-- START OF SUPPLIED INFORMATION --

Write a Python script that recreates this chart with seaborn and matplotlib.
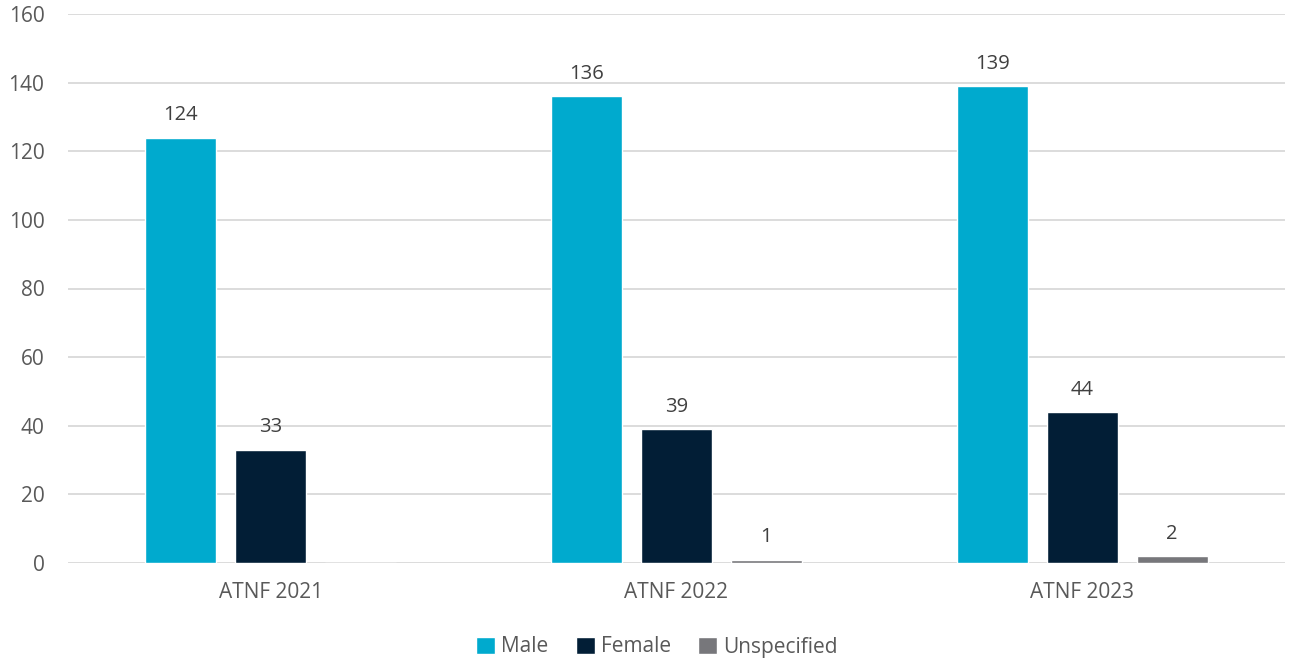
import matplotlib
matplotlib.use("Agg")
import matplotlib.pyplot as plt
import seaborn as sns
import pandas as pd
from matplotlib.patches import Patch

categories = ["ATNF 2021", "ATNF 2022", "ATNF 2023"]
genders = ["Male", "Female", "Unspecified"]
male = [124, 136, 139]
female = [33, 39, 44]
unspecified = [0, 1, 2]
yticks = [0, 20, 40, 60, 80, 100, 120, 140, 160]

colors = {"Male": "#00AACE", "Female": "#021E36", "Unspecified": "#77777B"}

rows = []
for g, vals in zip(genders, [male, female, unspecified]):
    for c, v in zip(categories, vals):
        rows.append({"Year": c, "Gender": g, "Count": v})
df = pd.DataFrame(rows)

sns.set_theme(style="white")
plt.rcParams["font.family"] = ["Open Sans", "DejaVu Sans"]

fig = plt.figure(figsize=(12.9, 6.6), dpi=100)
ax = fig.add_axes([68 / 1290, 1 - 563 / 660, (1285 - 68) / 1290, (563 - 14) / 660])

sns.barplot(data=df, x="Year", y="Count", hue="Gender", order=categories,
            hue_order=genders, palette=colors, width=0.665, gap=0.21,
            saturation=1, errorbar=None, legend=False, ax=ax)

# value labels above each non-zero bar
for container in ax.containers:
    labels = [f"{int(b.get_height())}" if b.get_height() > 0 else "" for b in container]
    ax.bar_label(container, labels=labels, padding=9, fontsize=14.5, color="#404040")

ax.set_ylim(0, 160)
ax.set_yticks(yticks)
ax.set_xlim(-0.5, 2.5)
ax.yaxis.grid(True, color="#D9D9D9", linewidth=1.3)
ax.set_axisbelow(True)
for s in ax.spines.values():
    s.set_visible(False)
ax.set_xlabel("")
ax.set_ylabel("")
ax.tick_params(axis="y", labelsize=15, labelcolor="#595959", length=0, pad=17)
ax.tick_params(axis="x", labelsize=15, labelcolor="#595959", length=0, pad=14)

handles = [Patch(facecolor=colors[g], label=g) for g in genders]
fig.legend(handles=handles, loc="center", bbox_to_anchor=(657 / 1290, 1 - 647 / 660),
           ncol=3, frameon=False, fontsize=15, labelcolor="#595959",
           handlelength=0.9, handleheight=0.9, handletextpad=0.3, columnspacing=1.3)

fig.savefig("out.png", dpi=100)
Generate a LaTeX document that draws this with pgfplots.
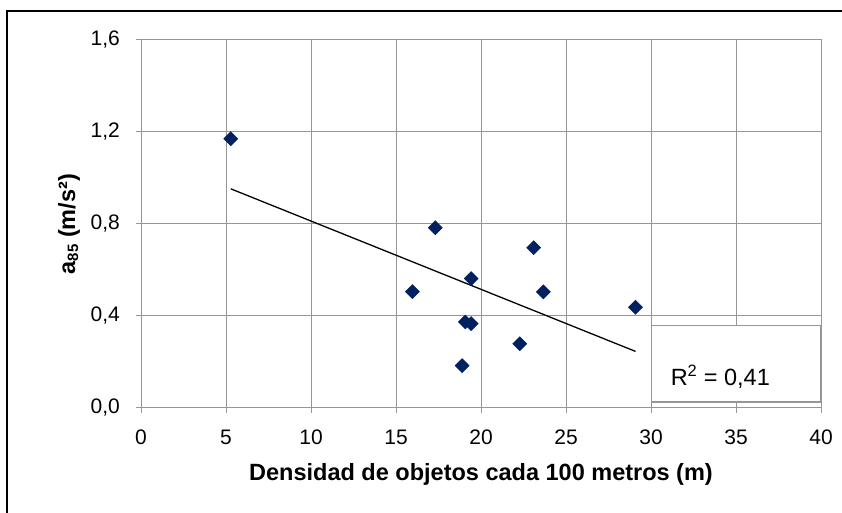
\documentclass[border=0pt]{standalone}
\usepackage{pgfplots}
\pgfplotsset{compat=1.18}
\usepackage{fontspec}
\setmainfont{Liberation Sans}
\definecolor{navy}{HTML}{002060}
\definecolor{gridgray}{HTML}{969696}
\begin{document}
\begin{tikzpicture}
\useasboundingbox (0,0) rectangle (842pt,513pt);
\draw[line width=1.6pt, black] (7pt,0pt) -- (7pt,502pt) -- (842pt,502pt);
\begin{axis}[
  at={(141pt,105pt)}, anchor=south west,
  scale only axis, width=680pt, height=368pt,
  xmin=0, xmax=40, ymin=0, ymax=1.6,
  xtick={0,5,...,40}, ytick={0,0.4,0.8,1.2,1.6},
  grid=major,
  major grid style={gridgray, line width=1pt},
  axis line style={gridgray, line width=1pt},
  tick style={gridgray, line width=1pt},
  tick align=outside, major tick length=5pt,
  xtick pos=bottom, ytick pos=left,
  /pgf/number format/assume math mode=true,
  yticklabel style={/pgf/number format/use comma, /pgf/number format/fixed, /pgf/number format/fixed zerofill, /pgf/number format/precision=1},
  ticklabel style={font=\fontsize{21}{24}\selectfont, inner sep=0pt},
  yticklabel style={anchor=east, xshift=-16pt},
  xticklabel style={anchor=center, yshift=-24pt},
  xlabel={Densidad de objetos cada 100 metros (m)},
  ylabel={a{\fontsize{15}{16}\selectfont\raisebox{-3pt}{85}} (m/s²)},
  label style={font=\bfseries\fontsize{23.5}{26}\selectfont},
  xlabel style={at={(axis description cs:0.5,0)}, anchor=center, yshift=-66pt},
  ylabel style={at={(axis description cs:0,0.5)}, anchor=center, yshift=72pt},
]
\draw[gridgray, line width=1.2pt, fill=white] (axis cs:30.04,0.026) rectangle (axis cs:40,0.358);
\node[anchor=base west, inner sep=0pt, font=\fontsize{23.5}{26}\selectfont] at (axis cs:31.15,0.097) {R\textsuperscript{2} = 0,41};
\addplot[black, line width=1.3pt] coordinates {(5.28,0.953) (29.09,0.246)};
\addplot[only marks, mark=square*, mark size=5pt, mark options={rotate=45, fill=navy, draw=navy}] coordinates {
(5.28,1.171)
(17.31,0.784)
(23.10,0.697)
(19.42,0.563)
(15.96,0.506)
(23.67,0.505)
(29.09,0.438)
(19.08,0.374)
(19.42,0.367)
(22.28,0.279)
(18.89,0.184)
};
\end{axis}
\end{tikzpicture}
\end{document}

-- END OF SUPPLIED INFORMATION --

PROBLEM REQUIREMENTS: Write out each entry exactly as given, but skip the pictures.

RESPONSE BELOW:
Write a Python script that recreates this chart with seaborn and matplotlib.
import matplotlib
matplotlib.use("Agg")
import matplotlib.pyplot as plt
import seaborn as sns
import pandas as pd
from matplotlib.patches import Patch

categories = ["ATNF 2021", "ATNF 2022", "ATNF 2023"]
genders = ["Male", "Female", "Unspecified"]
male = [124, 136, 139]
female = [33, 39, 44]
unspecified = [0, 1, 2]
yticks = [0, 20, 40, 60, 80, 100, 120, 140, 160]

colors = {"Male": "#00AACE", "Female": "#021E36", "Unspecified": "#77777B"}

rows = []
for g, vals in zip(genders, [male, female, unspecified]):
    for c, v in zip(categories, vals):
        rows.append({"Year": c, "Gender": g, "Count": v})
df = pd.DataFrame(rows)

sns.set_theme(style="white")
plt.rcParams["font.family"] = ["Open Sans", "DejaVu Sans"]

fig = plt.figure(figsize=(12.9, 6.6), dpi=100)
ax = fig.add_axes([68 / 1290, 1 - 563 / 660, (1285 - 68) / 1290, (563 - 14) / 660])

sns.barplot(data=df, x="Year", y="Count", hue="Gender", order=categories,
            hue_order=genders, palette=colors, width=0.665, gap=0.21,
            saturation=1, errorbar=None, legend=False, ax=ax)

# value labels above each non-zero bar
for container in ax.containers:
    labels = [f"{int(b.get_height())}" if b.get_height() > 0 else "" for b in container]
    ax.bar_label(container, labels=labels, padding=9, fontsize=14.5, color="#404040")

ax.set_ylim(0, 160)
ax.set_yticks(yticks)
ax.set_xlim(-0.5, 2.5)
ax.yaxis.grid(True, color="#D9D9D9", linewidth=1.3)
ax.set_axisbelow(True)
for s in ax.spines.values():
    s.set_visible(False)
ax.set_xlabel("")
ax.set_ylabel("")
ax.tick_params(axis="y", labelsize=15, labelcolor="#595959", length=0, pad=17)
ax.tick_params(axis="x", labelsize=15, labelcolor="#595959", length=0, pad=14)

handles = [Patch(facecolor=colors[g], label=g) for g in genders]
fig.legend(handles=handles, loc="center", bbox_to_anchor=(657 / 1290, 1 - 647 / 660),
           ncol=3, frameon=False, fontsize=15, labelcolor="#595959",
           handlelength=0.9, handleheight=0.9, handletextpad=0.3, columnspacing=1.3)

fig.savefig("out.png", dpi=100)
Generate a LaTeX document that draws this with pgfplots.
\documentclass[border=0pt]{standalone}
\usepackage{pgfplots}
\pgfplotsset{compat=1.18}
\usepackage{fontspec}
\setmainfont{Liberation Sans}
\definecolor{navy}{HTML}{002060}
\definecolor{gridgray}{HTML}{969696}
\begin{document}
\begin{tikzpicture}
\useasboundingbox (0,0) rectangle (842pt,513pt);
\draw[line width=1.6pt, black] (7pt,0pt) -- (7pt,502pt) -- (842pt,502pt);
\begin{axis}[
  at={(141pt,105pt)}, anchor=south west,
  scale only axis, width=680pt, height=368pt,
  xmin=0, xmax=40, ymin=0, ymax=1.6,
  xtick={0,5,...,40}, ytick={0,0.4,0.8,1.2,1.6},
  grid=major,
  major grid style={gridgray, line width=1pt},
  axis line style={gridgray, line width=1pt},
  tick style={gridgray, line width=1pt},
  tick align=outside, major tick length=5pt,
  xtick pos=bottom, ytick pos=left,
  /pgf/number format/assume math mode=true,
  yticklabel style={/pgf/number format/use comma, /pgf/number format/fixed, /pgf/number format/fixed zerofill, /pgf/number format/precision=1},
  ticklabel style={font=\fontsize{21}{24}\selectfont, inner sep=0pt},
  yticklabel style={anchor=east, xshift=-16pt},
  xticklabel style={anchor=center, yshift=-24pt},
  xlabel={Densidad de objetos cada 100 metros (m)},
  ylabel={a{\fontsize{15}{16}\selectfont\raisebox{-3pt}{85}} (m/s²)},
  label style={font=\bfseries\fontsize{23.5}{26}\selectfont},
  xlabel style={at={(axis description cs:0.5,0)}, anchor=center, yshift=-66pt},
  ylabel style={at={(axis description cs:0,0.5)}, anchor=center, yshift=72pt},
]
\draw[gridgray, line width=1.2pt, fill=white] (axis cs:30.04,0.026) rectangle (axis cs:40,0.358);
\node[anchor=base west, inner sep=0pt, font=\fontsize{23.5}{26}\selectfont] at (axis cs:31.15,0.097) {R\textsuperscript{2} = 0,41};
\addplot[black, line width=1.3pt] coordinates {(5.28,0.953) (29.09,0.246)};
\addplot[only marks, mark=square*, mark size=5pt, mark options={rotate=45, fill=navy, draw=navy}] coordinates {
(5.28,1.171)
(17.31,0.784)
(23.10,0.697)
(19.42,0.563)
(15.96,0.506)
(23.67,0.505)
(29.09,0.438)
(19.08,0.374)
(19.42,0.367)
(22.28,0.279)
(18.89,0.184)
};
\end{axis}
\end{tikzpicture}
\end{document}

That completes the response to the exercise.